WHAT YOU WILL DO: Find the string "this" in the entries and copy each line that has it.

RECORDED DATA:
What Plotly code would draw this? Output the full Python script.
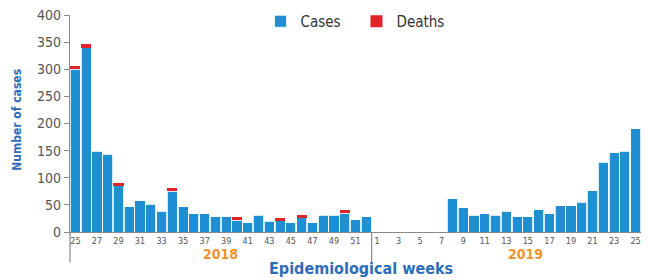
---
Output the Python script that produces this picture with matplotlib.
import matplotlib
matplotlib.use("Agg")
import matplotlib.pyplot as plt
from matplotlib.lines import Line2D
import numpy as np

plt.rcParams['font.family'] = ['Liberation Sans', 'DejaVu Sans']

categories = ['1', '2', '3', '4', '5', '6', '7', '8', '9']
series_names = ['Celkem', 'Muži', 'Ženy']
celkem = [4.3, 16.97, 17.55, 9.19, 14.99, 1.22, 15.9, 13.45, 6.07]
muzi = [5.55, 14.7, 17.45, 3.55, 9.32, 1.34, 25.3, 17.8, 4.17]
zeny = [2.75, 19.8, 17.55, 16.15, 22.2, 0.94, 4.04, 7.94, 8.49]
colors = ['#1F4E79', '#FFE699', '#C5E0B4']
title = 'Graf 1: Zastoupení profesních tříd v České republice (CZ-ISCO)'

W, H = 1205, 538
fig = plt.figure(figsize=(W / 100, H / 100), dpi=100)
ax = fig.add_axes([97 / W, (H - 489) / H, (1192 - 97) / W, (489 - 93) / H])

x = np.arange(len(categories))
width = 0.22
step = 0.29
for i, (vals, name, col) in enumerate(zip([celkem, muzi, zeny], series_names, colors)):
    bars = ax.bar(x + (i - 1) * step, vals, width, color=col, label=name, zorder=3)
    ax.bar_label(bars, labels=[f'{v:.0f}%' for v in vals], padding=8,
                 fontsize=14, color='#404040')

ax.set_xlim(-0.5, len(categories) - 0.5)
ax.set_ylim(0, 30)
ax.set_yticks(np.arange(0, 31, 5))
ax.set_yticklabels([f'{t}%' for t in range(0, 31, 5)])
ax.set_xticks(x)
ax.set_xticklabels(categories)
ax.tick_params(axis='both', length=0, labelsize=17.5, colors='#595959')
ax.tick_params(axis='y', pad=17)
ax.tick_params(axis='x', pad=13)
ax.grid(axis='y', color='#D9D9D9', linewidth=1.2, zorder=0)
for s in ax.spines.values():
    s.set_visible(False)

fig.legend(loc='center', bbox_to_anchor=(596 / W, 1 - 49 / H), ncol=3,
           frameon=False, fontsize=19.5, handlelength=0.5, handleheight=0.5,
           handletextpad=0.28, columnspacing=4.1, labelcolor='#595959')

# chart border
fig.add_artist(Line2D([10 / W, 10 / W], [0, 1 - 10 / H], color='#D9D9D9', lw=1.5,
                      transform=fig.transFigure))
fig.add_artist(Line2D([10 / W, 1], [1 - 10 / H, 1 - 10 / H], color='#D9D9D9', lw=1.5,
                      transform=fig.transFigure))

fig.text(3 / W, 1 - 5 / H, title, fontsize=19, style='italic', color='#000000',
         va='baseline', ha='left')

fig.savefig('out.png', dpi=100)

EXERCISE ANSWER:
What Plotly code would draw this? Output the full Python script.
Output the Python script that produces this picture with matplotlib.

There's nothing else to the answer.